The problem with pride is the immense glee caused when you fall. When I first typed Team Nigella into Twitter, shoved a hashtag on the front and pinged it off, it was in a spirit of disgruntlement. When the hashtag took off, and was eventually sprayed in foot-high letters on a Stoke Newington wall, it felt oddly inspiriting. If there was a war, which there seemed to be, Team Nigella seemed to be winning. I’m not sure who Team Saatchi were. They kept their powder very dry.

Still, as the headlines screamed “Higella” and the media clutched its pearls over the fact that cocaine had allegedly reached the world of cooking, it can’t have felt like much of a victory. The truth of the matter is that in media land and in the culinary world, it’s harder to find someone who has never, ever, not even once had a rolled-up grubby banknote up their nose than one who has.

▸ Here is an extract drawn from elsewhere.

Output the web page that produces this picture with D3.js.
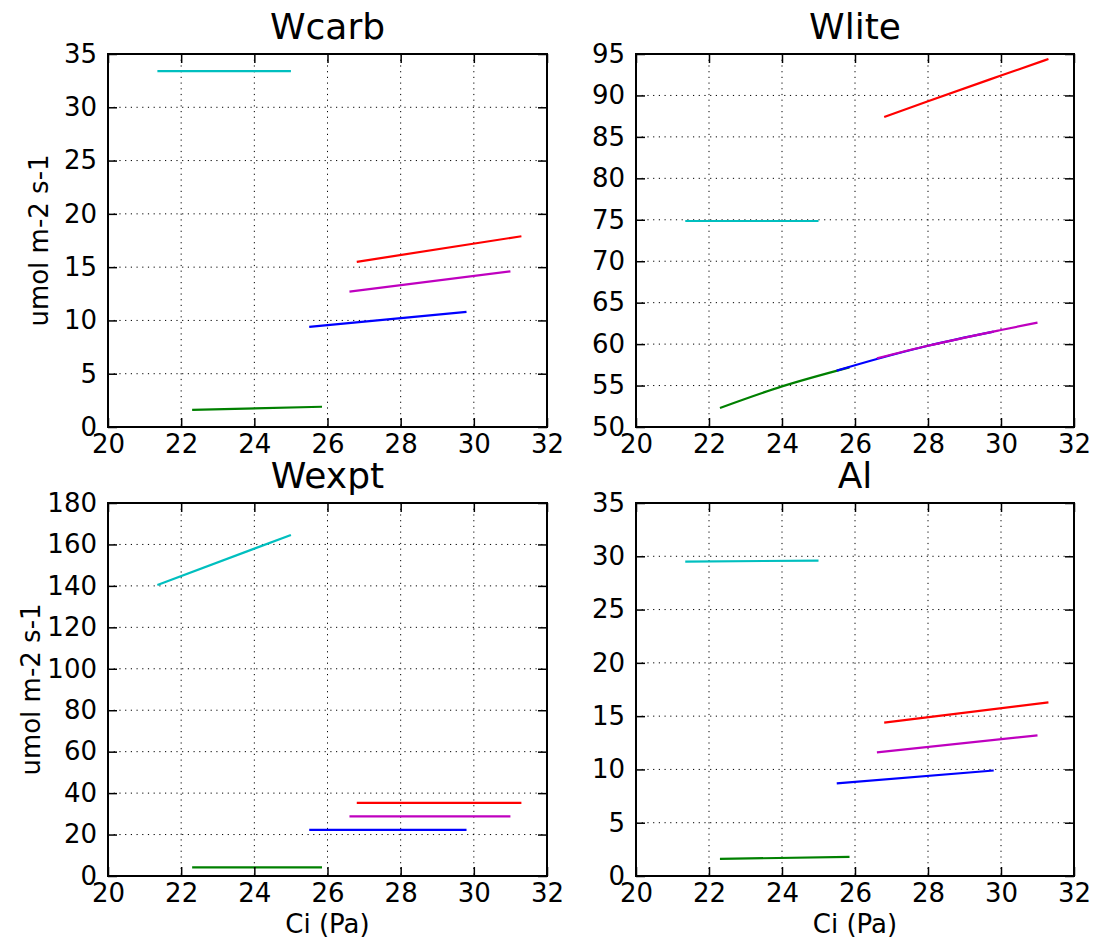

Cocaine: the most commonplace and eventually tedious of drugs. I have lived for two decades in the heart of a business where cocaine rather than sobriety is an ever-present fact, where anyone who has lived anything remotely like life has possibly dabbled, maybe even binged, and probably – at the time – enjoyed it. Happily the majority of people find drug use, and the subsequent gak-chatter, a bit boring and far from in keeping with prolific work output, and therefore try to keep it at arm’s length.

From an empathic viewpoint, people take drugs for sad reasons of escapism. For example, if I was a renowned cook married to man who wouldn’t try my food, would only eat outdoors so he could smoke and had threatened to ruin me if I left, I’d probably need the occasional line of cocaine, to keep out the cold. Or maybe a little bit of Vicodin. Or a lovely big hit of opium. Whatever got me through the night.

Of course, this is the sensible, honest discussion that we need to have about drugs and the drug histories of people born in the 1960s onwards. Much mud was flung during this case about Nigella turning a blind eye to her children’s behaviour. They smoked cannabis, it was said. Again, there are mothers the length of the land turning a blind eye to what happens in their homes to stop their children making stupid mistakes in strangers’ homes. We’re not ready for a pragmatic, honest discussion on drug use yet. We’re too busy screaming Higella and hoping our hypocrisy never catches us up.

I spoke to my mother, aged 77, and we gossiped about the case. “Do you think she’s one of them druggies?” my mother said. “If she is, she’s been bloody busy,” I replied. “I buy a cookbook once every six months.” “Well, whatever she’s on I want some,” my mum said after some thought, “because she looks bloody smashing. Lovely skin she’s got. She keeps herself properly nice.” Throw what you want at Ms Lawson, I thought. Great Britain will always be Team Nigella.